Copyright 1990-present Joe O'Shea, Jr.
President Emeritus Curry recalls
By Joe O'Shea
Former President Bill Clinton's visit to Northeastern University's 1993 Commencement was big.
How big? Perhaps it's best to let president emeritus Jack Curry answer that question.
"I told [former government relations vice president] Tom Keady that if he were ever to hear from the president, come find me, wherever I was," recalls Curry. "Well, I was at the Cabot Gym taking a shower after doing a little road running. Tom burst into the shower, gave me a bear hug and yelled, 'We won!'"
During Curry's seven-year tenure as president, the university entertained former First Lady Barbara Bush, former President of Ireland Mary Robinson, former President of Poland Lech Walesa and former Massachusetts Governor Bill Weld as commencement guests. "It was a wonderful time for Northeastern, because we were able to draw to our commencements people of world renown, which spoke volumes for Northeastern's development," says Curry, the first Northeastern alumnus to be named president.
But of the countless commencements Curry has witnessed during his four decades at Northeastern, the Clinton Commencement was his most memorable.

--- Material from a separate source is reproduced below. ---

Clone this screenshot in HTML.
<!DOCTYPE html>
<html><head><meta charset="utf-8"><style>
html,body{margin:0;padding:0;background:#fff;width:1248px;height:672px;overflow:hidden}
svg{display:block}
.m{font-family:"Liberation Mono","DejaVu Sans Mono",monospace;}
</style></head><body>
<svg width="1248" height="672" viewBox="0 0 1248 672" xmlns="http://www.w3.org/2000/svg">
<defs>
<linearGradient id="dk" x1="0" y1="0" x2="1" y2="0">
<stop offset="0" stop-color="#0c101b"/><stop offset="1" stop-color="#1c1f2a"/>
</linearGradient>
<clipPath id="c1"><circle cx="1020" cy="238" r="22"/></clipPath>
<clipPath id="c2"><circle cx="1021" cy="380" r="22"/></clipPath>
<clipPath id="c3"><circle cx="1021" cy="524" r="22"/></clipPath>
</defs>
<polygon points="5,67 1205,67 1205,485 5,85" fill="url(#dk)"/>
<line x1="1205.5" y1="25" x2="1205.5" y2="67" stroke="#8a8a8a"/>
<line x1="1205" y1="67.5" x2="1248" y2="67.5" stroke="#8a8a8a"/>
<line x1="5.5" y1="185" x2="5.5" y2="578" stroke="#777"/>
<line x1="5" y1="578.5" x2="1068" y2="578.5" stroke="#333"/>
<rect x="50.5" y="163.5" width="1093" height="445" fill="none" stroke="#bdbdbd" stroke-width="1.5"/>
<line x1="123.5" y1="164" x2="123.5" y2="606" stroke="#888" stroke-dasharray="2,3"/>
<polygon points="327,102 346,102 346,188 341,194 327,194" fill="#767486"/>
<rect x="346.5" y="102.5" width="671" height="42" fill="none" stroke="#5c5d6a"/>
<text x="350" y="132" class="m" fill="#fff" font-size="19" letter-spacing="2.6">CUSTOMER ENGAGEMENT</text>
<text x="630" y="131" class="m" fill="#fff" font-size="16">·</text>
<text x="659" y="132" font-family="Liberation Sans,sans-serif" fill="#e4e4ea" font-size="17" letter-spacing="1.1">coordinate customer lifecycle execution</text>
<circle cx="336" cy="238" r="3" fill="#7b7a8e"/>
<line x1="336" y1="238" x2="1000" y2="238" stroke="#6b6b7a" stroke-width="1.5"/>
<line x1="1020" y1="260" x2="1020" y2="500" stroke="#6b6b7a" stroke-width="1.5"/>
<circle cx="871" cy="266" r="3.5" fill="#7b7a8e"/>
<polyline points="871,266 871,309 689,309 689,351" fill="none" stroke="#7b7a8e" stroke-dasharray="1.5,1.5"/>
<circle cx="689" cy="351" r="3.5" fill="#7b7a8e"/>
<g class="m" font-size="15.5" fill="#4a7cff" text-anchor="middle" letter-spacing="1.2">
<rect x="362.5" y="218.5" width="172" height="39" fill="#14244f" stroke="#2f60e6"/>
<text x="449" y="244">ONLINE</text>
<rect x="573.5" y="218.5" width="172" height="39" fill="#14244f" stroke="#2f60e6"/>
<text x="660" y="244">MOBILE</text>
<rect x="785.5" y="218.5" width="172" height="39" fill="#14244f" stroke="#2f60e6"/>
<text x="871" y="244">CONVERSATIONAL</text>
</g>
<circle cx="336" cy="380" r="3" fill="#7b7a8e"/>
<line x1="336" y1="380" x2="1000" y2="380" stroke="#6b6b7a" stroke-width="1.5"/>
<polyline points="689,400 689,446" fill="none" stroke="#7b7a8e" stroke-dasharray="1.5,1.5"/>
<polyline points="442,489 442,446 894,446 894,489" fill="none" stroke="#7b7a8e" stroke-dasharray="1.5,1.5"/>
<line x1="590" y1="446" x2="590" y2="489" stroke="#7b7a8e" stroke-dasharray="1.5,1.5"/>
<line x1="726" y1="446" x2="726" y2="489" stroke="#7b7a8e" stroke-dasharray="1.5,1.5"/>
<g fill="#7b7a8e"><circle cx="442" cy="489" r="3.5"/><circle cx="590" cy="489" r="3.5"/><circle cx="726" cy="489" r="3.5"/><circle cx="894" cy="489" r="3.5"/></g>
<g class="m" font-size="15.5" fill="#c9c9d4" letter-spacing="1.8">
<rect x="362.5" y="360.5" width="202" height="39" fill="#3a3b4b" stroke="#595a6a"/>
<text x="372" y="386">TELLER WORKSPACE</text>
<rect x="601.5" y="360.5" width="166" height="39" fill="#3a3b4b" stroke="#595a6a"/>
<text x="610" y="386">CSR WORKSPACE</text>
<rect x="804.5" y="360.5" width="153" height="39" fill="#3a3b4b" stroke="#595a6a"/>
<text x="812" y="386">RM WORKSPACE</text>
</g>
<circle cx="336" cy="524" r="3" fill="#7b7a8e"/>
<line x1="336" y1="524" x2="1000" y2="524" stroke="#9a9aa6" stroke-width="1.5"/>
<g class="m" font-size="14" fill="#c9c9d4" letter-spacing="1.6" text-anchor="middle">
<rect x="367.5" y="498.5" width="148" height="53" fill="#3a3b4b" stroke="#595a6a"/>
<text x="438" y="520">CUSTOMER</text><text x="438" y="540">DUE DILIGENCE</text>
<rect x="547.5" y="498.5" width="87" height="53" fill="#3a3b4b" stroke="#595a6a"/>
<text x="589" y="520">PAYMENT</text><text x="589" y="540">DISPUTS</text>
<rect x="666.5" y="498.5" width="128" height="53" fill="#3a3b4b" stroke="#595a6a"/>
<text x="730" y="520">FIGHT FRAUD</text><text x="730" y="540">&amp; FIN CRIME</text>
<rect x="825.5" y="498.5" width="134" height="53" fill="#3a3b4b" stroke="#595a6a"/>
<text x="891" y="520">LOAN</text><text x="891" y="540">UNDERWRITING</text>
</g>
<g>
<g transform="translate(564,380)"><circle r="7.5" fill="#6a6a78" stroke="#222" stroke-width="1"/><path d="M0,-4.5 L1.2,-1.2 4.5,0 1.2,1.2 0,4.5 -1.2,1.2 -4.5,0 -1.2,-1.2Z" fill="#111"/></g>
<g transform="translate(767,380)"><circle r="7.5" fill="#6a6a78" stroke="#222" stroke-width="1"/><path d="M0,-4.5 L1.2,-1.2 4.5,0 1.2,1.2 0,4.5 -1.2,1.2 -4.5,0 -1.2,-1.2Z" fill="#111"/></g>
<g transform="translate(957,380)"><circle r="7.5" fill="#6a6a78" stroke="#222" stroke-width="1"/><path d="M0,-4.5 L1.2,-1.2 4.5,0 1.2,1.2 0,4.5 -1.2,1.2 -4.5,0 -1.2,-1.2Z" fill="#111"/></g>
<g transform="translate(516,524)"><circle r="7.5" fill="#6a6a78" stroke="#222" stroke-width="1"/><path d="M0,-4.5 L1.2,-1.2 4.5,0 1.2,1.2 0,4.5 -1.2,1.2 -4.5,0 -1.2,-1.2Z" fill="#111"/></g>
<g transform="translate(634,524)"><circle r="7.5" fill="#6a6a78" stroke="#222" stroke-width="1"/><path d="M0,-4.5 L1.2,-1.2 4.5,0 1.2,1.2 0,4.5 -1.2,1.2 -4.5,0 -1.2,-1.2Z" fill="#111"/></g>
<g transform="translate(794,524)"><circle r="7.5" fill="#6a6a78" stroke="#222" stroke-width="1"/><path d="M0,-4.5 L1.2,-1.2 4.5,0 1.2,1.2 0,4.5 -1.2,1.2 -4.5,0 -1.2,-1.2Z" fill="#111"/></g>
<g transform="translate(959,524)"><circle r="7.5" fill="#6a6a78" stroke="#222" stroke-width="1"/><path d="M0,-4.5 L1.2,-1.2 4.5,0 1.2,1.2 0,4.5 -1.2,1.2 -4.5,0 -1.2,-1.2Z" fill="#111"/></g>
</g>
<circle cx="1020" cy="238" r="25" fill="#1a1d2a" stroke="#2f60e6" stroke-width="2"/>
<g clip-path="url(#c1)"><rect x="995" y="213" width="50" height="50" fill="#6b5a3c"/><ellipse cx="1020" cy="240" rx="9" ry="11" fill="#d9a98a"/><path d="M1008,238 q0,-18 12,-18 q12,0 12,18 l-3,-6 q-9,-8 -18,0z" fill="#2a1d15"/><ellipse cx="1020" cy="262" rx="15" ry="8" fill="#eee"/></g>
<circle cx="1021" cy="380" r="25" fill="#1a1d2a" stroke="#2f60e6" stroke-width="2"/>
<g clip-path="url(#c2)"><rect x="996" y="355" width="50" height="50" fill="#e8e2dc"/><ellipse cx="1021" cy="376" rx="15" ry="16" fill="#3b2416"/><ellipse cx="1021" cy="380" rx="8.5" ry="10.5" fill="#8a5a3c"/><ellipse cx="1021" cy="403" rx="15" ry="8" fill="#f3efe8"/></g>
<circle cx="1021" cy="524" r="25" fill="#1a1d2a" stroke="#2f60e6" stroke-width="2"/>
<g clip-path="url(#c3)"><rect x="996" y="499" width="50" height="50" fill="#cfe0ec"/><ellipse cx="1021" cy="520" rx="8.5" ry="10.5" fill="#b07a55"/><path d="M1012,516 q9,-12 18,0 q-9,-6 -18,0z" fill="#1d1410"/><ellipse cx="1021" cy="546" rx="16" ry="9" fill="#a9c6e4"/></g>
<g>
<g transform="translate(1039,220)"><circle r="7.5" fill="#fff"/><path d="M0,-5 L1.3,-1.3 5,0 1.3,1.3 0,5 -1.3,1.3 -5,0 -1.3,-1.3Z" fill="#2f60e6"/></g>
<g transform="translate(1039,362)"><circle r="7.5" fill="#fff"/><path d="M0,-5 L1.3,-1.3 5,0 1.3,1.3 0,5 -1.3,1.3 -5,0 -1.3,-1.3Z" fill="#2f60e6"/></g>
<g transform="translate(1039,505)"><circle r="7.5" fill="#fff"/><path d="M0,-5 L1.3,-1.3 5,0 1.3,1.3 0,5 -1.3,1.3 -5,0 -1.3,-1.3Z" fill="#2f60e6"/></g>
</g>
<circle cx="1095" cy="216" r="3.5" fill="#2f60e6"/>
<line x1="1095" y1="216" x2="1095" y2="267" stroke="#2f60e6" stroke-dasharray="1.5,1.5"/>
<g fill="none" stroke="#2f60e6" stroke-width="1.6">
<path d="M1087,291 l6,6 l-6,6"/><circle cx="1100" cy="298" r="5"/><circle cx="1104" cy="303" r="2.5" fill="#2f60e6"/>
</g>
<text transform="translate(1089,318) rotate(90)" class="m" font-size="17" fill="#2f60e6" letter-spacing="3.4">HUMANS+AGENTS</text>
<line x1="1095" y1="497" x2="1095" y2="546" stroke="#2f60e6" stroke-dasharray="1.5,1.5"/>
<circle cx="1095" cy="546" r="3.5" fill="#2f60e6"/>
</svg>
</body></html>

"By far, it will be the commencement that I will always remember," says Curry. "It was a defining moment for the university because it proved our uniqueness and coming of age as an institution.
"The president of the United States chose to speak at Northeastern from among hundreds of invitations that year. He believed in our mission of practice-oriented education, of students working their way through college."
One such student was Doug Luffborough, the student speaker that year, who opened his remarks by belting out the "Day-o, day-ay-ay-o" verse from the "Banana Boat Song."
"Doug spoke about what Northeastern had meant to him, how his mother had supported him through college," says Curry. "This got Clinton enthused because he also was brought up by his mother. So he built an affinity for Doug right away."
During Luffborough's "impassioned" speech, Clinton calmly scribbled new notes, incorporating Luffborough and his mother into his 19-minute address. It was his second editing of the speech since arriving at the sauna-like Boston Garden. "I was amazed at the intelligence of the man," says Curry, "that he could speak after improvising last-minute changes."
Curry remembers Clinton's "great emphasis on Northeastern being his kind of institution, because our students were working their way through college on the co-op plan. He was fascinated with Northeastern because of our emphasis on practice-oriented education."
In the years following the 1993 commencement, Curry was frequently invited to the White House to support Clinton's AmeriCorps public service initiative. Since both left their respective presidencies, they have maintained contact. "We've built somewhat of a small friendship," says Curry. "He often says how our commencement was one of his favorites."